**AVAILABLE DATA**
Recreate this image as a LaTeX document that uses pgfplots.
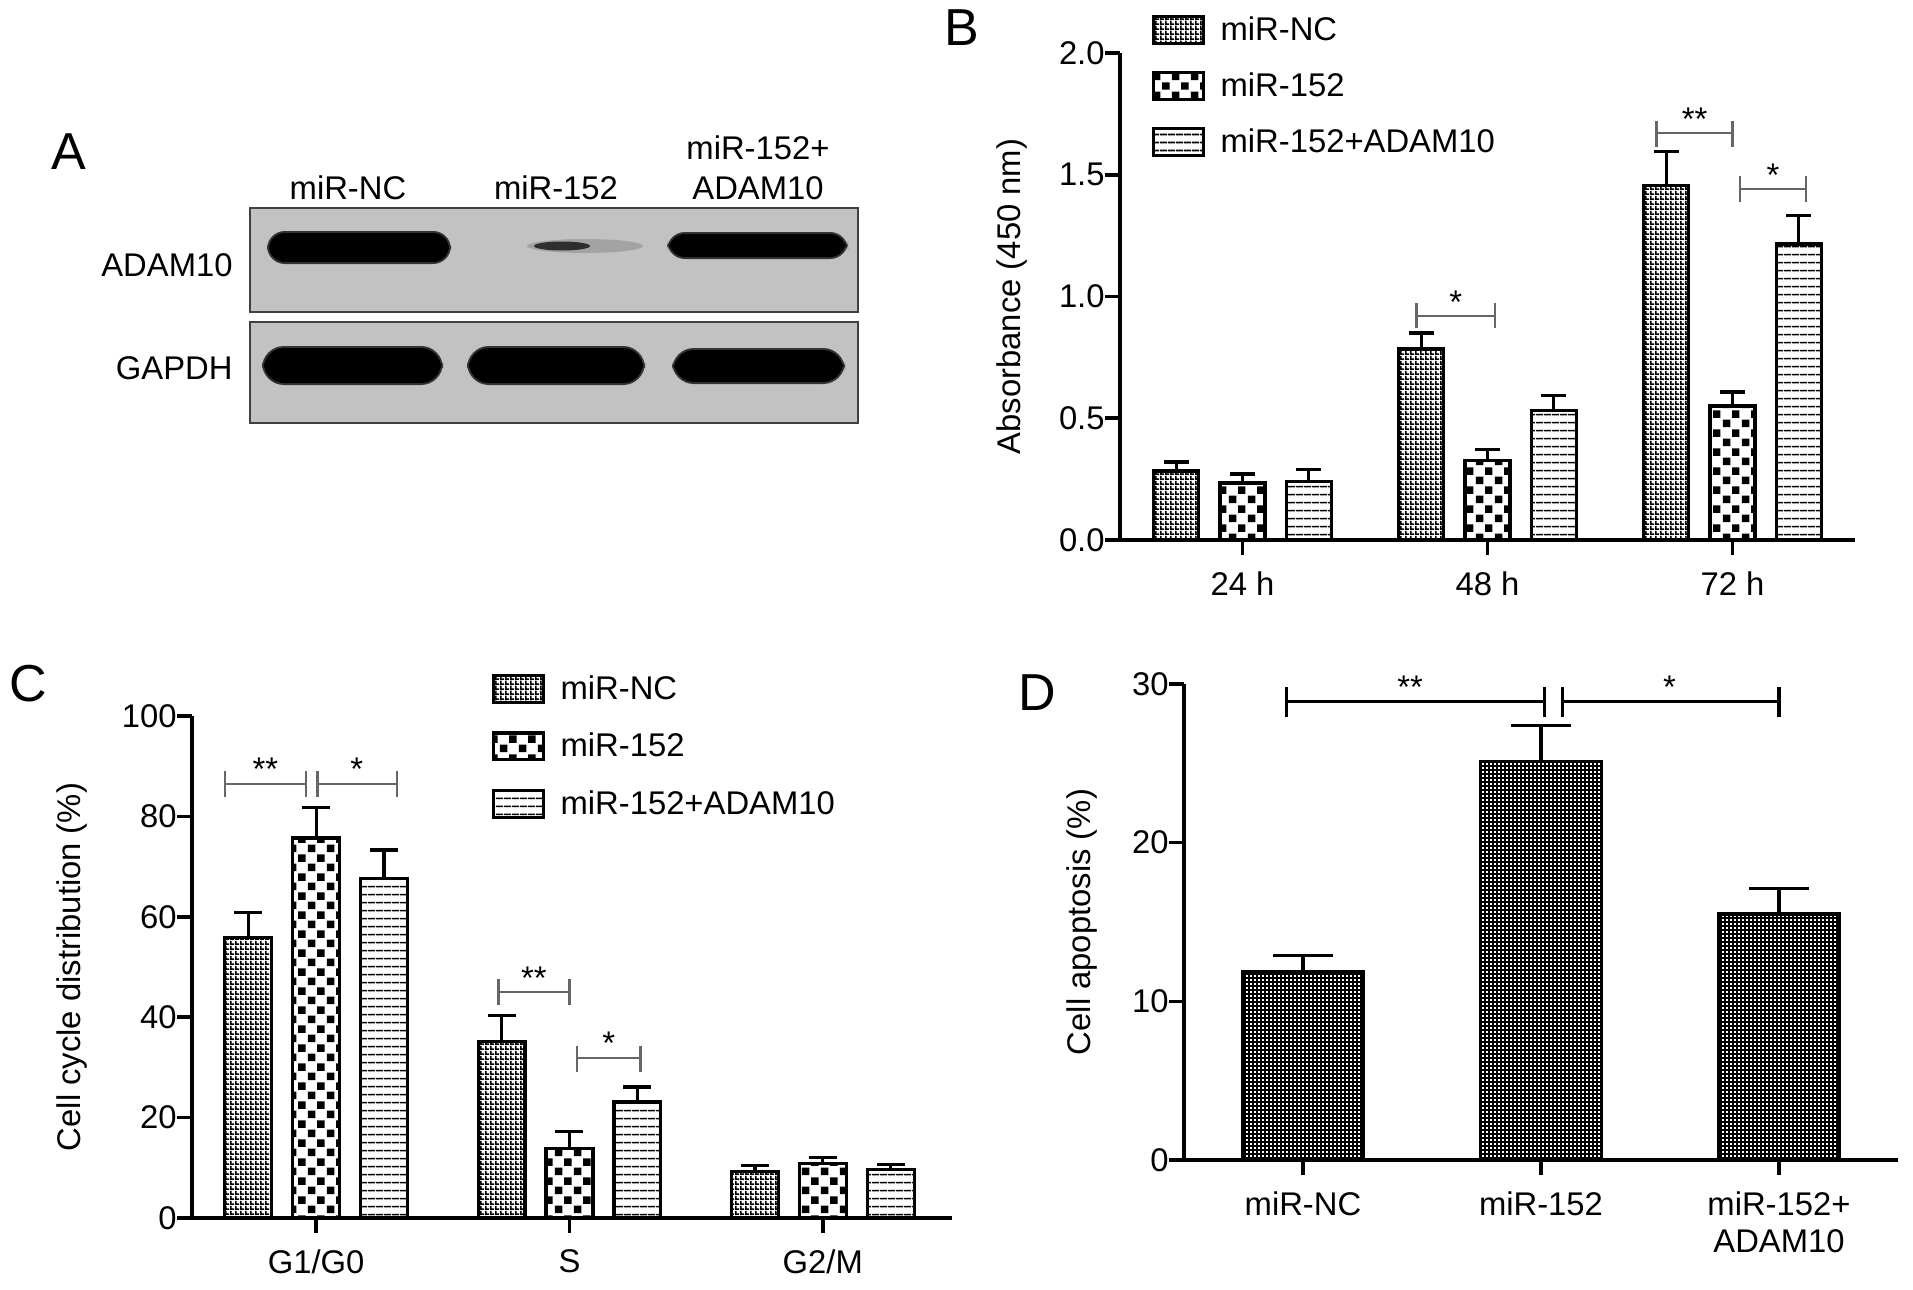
\documentclass[border=0pt]{standalone}
\usepackage{fontspec}
\setmainfont{Liberation Sans}
\usepackage{pgfplots}
\pgfplotsset{compat=1.18}
\usetikzlibrary{patterns}
\newcommand{\fs}{\fontsize{16.4}{18.5}\selectfont}

% fine dotted mesh (miR-NC)
\pgfdeclarepatternformonly{ncdots}{\pgfpointorigin}{\pgfpoint{2.5pt}{2.5pt}}{\pgfpoint{2.5pt}{2.5pt}}{%
  \pgfpathrectangle{\pgfpointorigin}{\pgfpoint{2.5pt}{1.0pt}}%
  \pgfpathrectangle{\pgfpointorigin}{\pgfpoint{1.0pt}{2.5pt}}%
  \pgfusepath{fill}}
% denser mesh (panel D)
\pgfdeclarepatternformonly{ddots}{\pgfpointorigin}{\pgfpoint{2.2pt}{2.2pt}}{\pgfpoint{2.2pt}{2.2pt}}{%
  \pgfpathrectangle{\pgfpointorigin}{\pgfpoint{2.2pt}{1.0pt}}%
  \pgfpathrectangle{\pgfpointorigin}{\pgfpoint{1.0pt}{2.2pt}}%
  \pgfusepath{fill}}
% coarse checkerboard (miR-152)
\pgfdeclarepatternformonly{bigcheck}{\pgfpointorigin}{\pgfpoint{9.6pt}{9.6pt}}{\pgfpoint{9.6pt}{9.6pt}}{%
  \pgfpathrectangle{\pgfpoint{0.5pt}{0.5pt}}{\pgfpoint{3.8pt}{3.8pt}}%
  \pgfpathrectangle{\pgfpoint{5.3pt}{5.3pt}}{\pgfpoint{3.8pt}{3.8pt}}%
  \pgfusepath{fill}}
% horizontal lines (miR-152+ADAM10)
\pgfdeclarepatternformonly{hl}{\pgfpointorigin}{\pgfpoint{4pt}{4pt}}{\pgfpoint{4pt}{4pt}}{%
  \pgfpathrectangle{\pgfpoint{0pt}{1.5pt}}{\pgfpoint{4pt}{0.85pt}}%
  \pgfusepath{fill}}

\pgfplotsset{
  prism/.style={
    scale only axis, clip=false,
    axis x line=bottom, axis y line=left,
    axis line style={-, line width=1.8pt, black},
    tick style={line width=1.8pt, black},
    tick align=outside, major tick length=7.5pt,
    minor tick num=0,
    tick label style={font=\fs, inner sep=0pt},
    xticklabel style={anchor=north, yshift=-8.3pt},
    yticklabel style={anchor=east},
    legend cell align=left,
    legend style={draw=none, fill=none, inner sep=0pt, outer sep=0pt, font=\fs,
      nodes={inner sep=0pt, outer sep=0pt}},
  },
  mybar/.style={ybar, bar shift=0pt, draw=black, line width=1.6pt, pattern color=black,
    error bars/y dir=plus, error bars/y explicit,
    error bars/error bar style={line width=1.6pt, black},
    error bars/error mark options={rotate=90, line width=1.6pt, black, mark size=#1},
    legend image code/.code={%
      \draw[##1,/tikz/.cd, line width=1.6pt] (0pt,-6.7pt) rectangle (24.9pt,6.7pt);
      \path[draw=none, fill=none, pattern=none] (0pt,0pt) -- (33.5pt,0pt);}},
  bracket/.style={forget plot, black!60, line width=1.1pt, unbounded coords=jump, mark=none},
  dbracket/.style={forget plot, black, line width=1.8pt, unbounded coords=jump, mark=none},
}

\begin{document}
\begin{tikzpicture}
\useasboundingbox (0pt,0pt) rectangle (956.5pt,-645pt);

% ---------------- Panel A (western blot) ----------------
\begin{scope}[x=0.5pt,y=-0.5pt]
  \node[font=\fontsize{26}{30}\selectfont] at (69,152) {A};
  \node[font=\fs] at (348,188) {miR-NC};
  \node[font=\fs] at (556,188) {miR-152};
  \node[font=\fs] at (758,148) {miR-152+};
  \node[font=\fs] at (758,188) {ADAM10};
  \node[font=\fs, anchor=east, inner sep=0pt] at (233,265) {ADAM10};
  \node[font=\fs, anchor=east, inner sep=0pt] at (233,368) {GAPDH};
  % membranes
  \fill[black!24] (250,208) rectangle (858,312);
  \fill[black!24] (250,322) rectangle (858,423);
  % ADAM10 bands
  \fill[black!80, rounded corners=9pt] (267,231) rectangle (451,264);
  \fill[black, rounded corners=8pt] (269,233) rectangle (449,262);
  \fill[black!36] (585,246) ellipse (58 and 7);
  \fill[black!82] (562,246) ellipse (28 and 4.5);
  \fill[black!80, rounded corners=9pt] (667,232) rectangle (848,259);
  \fill[black, rounded corners=8pt] (669,234) rectangle (846,257);
  % GAPDH bands
  \fill[black!80, rounded corners=11pt] (262,346) rectangle (443,385);
  \fill[black, rounded corners=10pt] (264,348) rectangle (441,383);
  \fill[black!80, rounded corners=11pt] (467,346) rectangle (645,385);
  \fill[black, rounded corners=10pt] (469,348) rectangle (643,383);
  \fill[black!80, rounded corners=11pt] (672,348) rectangle (845,384);
  \fill[black, rounded corners=10pt] (674,350) rectangle (843,382);
  \draw[black!75, line width=1.2pt] (250,208) rectangle (858,312);
  \draw[black!75, line width=1.2pt] (250,322) rectangle (858,423);
\end{scope}

% panel letters
\node[font=\fontsize{26}{30}\selectfont] at (481pt,-14pt) {B};
\node[font=\fontsize{26}{30}\selectfont] at (14pt,-342pt) {C};
\node[font=\fontsize{26}{30}\selectfont] at (518.5pt,-346.5pt) {D};

% ---------------- Panel B ----------------
\begin{axis}[prism,
  at={(560pt,-270pt)}, anchor=south west,
  width=367.5pt, height=243.5pt,
  xmin=-0.5, xmax=2.5, ymin=0, ymax=2,
  xtick={0,1,2}, xticklabels={24 h,48 h,72 h},
  ytick={0,0.5,1,1.5,2}, yticklabels={0.0,0.5,1.0,1.5,2.0},
  every axis y label/.style={at={(axis description cs:-0.147,0.5)}, rotate=90, anchor=center, font=\fs},
  ylabel={Absorbance (450 nm)},
  legend style={at={(axis description cs:0.0435,1.078)}, anchor=north west, row sep=13pt},
]
\addplot[mybar=6.25pt, bar width=0.184, pattern=ncdots]
  coordinates {(-0.27,0.283) +- (0,0.037) (0.73,0.784) +- (0,0.066) (1.73,1.456) +- (0,0.139)};
\addlegendentry{miR-NC}
\addplot[mybar=6.25pt, bar width=0.184, pattern=bigcheck]
  coordinates {(0,0.234) +- (0,0.037) (1,0.325) +- (0,0.048) (2,0.550) +- (0,0.058)};
\addlegendentry{miR-152}
\addplot[mybar=6.25pt, bar width=0.184, pattern=hl]
  coordinates {(0.27,0.240) +- (0,0.049) (1.27,0.533) +- (0,0.060) (2.27,1.216) +- (0,0.117)};
\addlegendentry{miR-152+ADAM10}
% significance brackets
\addplot[bracket] coordinates {(0.71,0.871) (0.71,0.973) (0.71,nan) (0.71,0.92) (1.03,0.92) (1.03,nan) (1.03,0.871) (1.03,0.973)};
\addplot[bracket] coordinates {(1.69,1.614) (1.69,1.72) (1.69,nan) (1.69,1.671) (2.0,1.671) (2.0,nan) (2.0,1.614) (2.0,1.72)};
\addplot[bracket] coordinates {(2.03,1.388) (2.03,1.494) (2.03,nan) (2.03,1.441) (2.30,1.441) (2.30,nan) (2.30,1.388) (2.30,1.494)};
\node[font=\fs, anchor=base, inner sep=0pt] at (axis cs:0.87,0.932) {*};
\node[font=\fs, anchor=base, inner sep=0pt] at (axis cs:1.845,1.683) {**};
\node[font=\fs, anchor=base, inner sep=0pt] at (axis cs:2.165,1.453) {*};
\end{axis}

% ---------------- Panel C ----------------
\begin{axis}[prism,
  at={(96pt,-609pt)}, anchor=south west,
  width=380pt, height=251pt,
  xmin=-0.49, xmax=2.51, ymin=0, ymax=100,
  xtick={0,1,2}, xticklabels={G1/G0,S,G2/M},
  ytick={0,20,40,60,80,100}, yticklabels={0,20,40,60,80,100},
  every axis y label/.style={at={(axis description cs:-0.158,0.5)}, rotate=90, anchor=center, font=\fs},
  ylabel={Cell cycle distribution (\%)},
  legend style={at={(axis description cs:0.3947,1.0837)}, anchor=north west, row sep=13.75pt},
]
\addplot[mybar=7pt, bar width=0.185, pattern=ncdots]
  coordinates {(-0.268,55.8) +- (0,5.0) (0.732,35.1) +- (0,5.3) (1.732,9.3) +- (0,1.1)};
\addlegendentry{miR-NC}
\addplot[mybar=7pt, bar width=0.185, pattern=bigcheck]
  coordinates {(0,75.7) +- (0,6.1) (1,13.9) +- (0,3.3) (2,10.9) +- (0,1.1)};
\addlegendentry{miR-152}
\addplot[mybar=7pt, bar width=0.185, pattern=hl]
  coordinates {(0.268,67.6) +- (0,5.7) (1.268,23.1) +- (0,3.0) (2.268,9.6) +- (0,1.1)};
\addlegendentry{miR-152+ADAM10}
\addplot[bracket] coordinates {(-0.36,83.9) (-0.36,89.0) (-0.36,nan) (-0.36,86.5) (-0.04,86.5) (-0.04,nan) (-0.04,83.9) (-0.04,89.0)};
\addplot[bracket] coordinates {(0.005,83.9) (0.005,89.0) (0.005,nan) (0.005,86.5) (0.32,86.5) (0.32,nan) (0.32,83.9) (0.32,89.0)};
\addplot[bracket] coordinates {(0.72,42.4) (0.72,47.6) (0.72,nan) (0.72,45.0) (1.0,45.0) (1.0,nan) (1.0,42.4) (1.0,47.6)};
\addplot[bracket] coordinates {(1.03,29.1) (1.03,34.3) (1.03,nan) (1.03,31.9) (1.28,31.9) (1.28,nan) (1.28,29.1) (1.28,34.3)};
\node[font=\fs, anchor=base, inner sep=0pt] at (axis cs:-0.2,87.1) {**};
\node[font=\fs, anchor=base, inner sep=0pt] at (axis cs:0.16,87.1) {*};
\node[font=\fs, anchor=base, inner sep=0pt] at (axis cs:0.86,45.6) {**};
\node[font=\fs, anchor=base, inner sep=0pt] at (axis cs:1.155,32.5) {*};
\end{axis}

% ---------------- Panel D ----------------
\begin{axis}[prism,
  at={(592pt,-580pt)}, anchor=south west,
  width=357pt, height=238pt,
  xmin=-0.5, xmax=2.5, ymin=0, ymax=30,
  xtick={0,1,2}, xticklabels={miR-NC,miR-152,{miR-152+\\ADAM10}},
  xticklabel style={align=center},
  ytick={0,10,20,30}, yticklabels={0,10,20,30},
  every axis y label/.style={at={(axis description cs:-0.1425,0.5)}, rotate=90, anchor=center, font=\fs},
  ylabel={Cell apoptosis (\%)},
]
\addplot[mybar=15pt, bar width=0.51, pattern=ddots, forget plot]
  coordinates {(0,11.9) +- (0,1.0) (1,25.1) +- (0,2.3) (2,15.5) +- (0,1.6)};
\addplot[dbracket] coordinates {(-0.07,27.95) (-0.07,29.8) (-0.07,nan) (-0.07,28.9) (1.015,28.9) (1.015,nan) (1.015,27.95) (1.015,29.8)};
\addplot[dbracket] coordinates {(1.09,27.95) (1.09,29.8) (1.09,nan) (1.09,28.9) (2.0,28.9) (2.0,nan) (2.0,27.95) (2.0,29.8)};
\node[font=\fs, anchor=base, inner sep=0pt] at (axis cs:0.45,29.1) {**};
\node[font=\fs, anchor=base, inner sep=0pt] at (axis cs:1.54,29.1) {*};
\end{axis}
\end{tikzpicture}
\end{document}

**EXERCISE DETAILS**
Only a number is wanted: how many lines above include "image"?

**THE RESPONSE**
2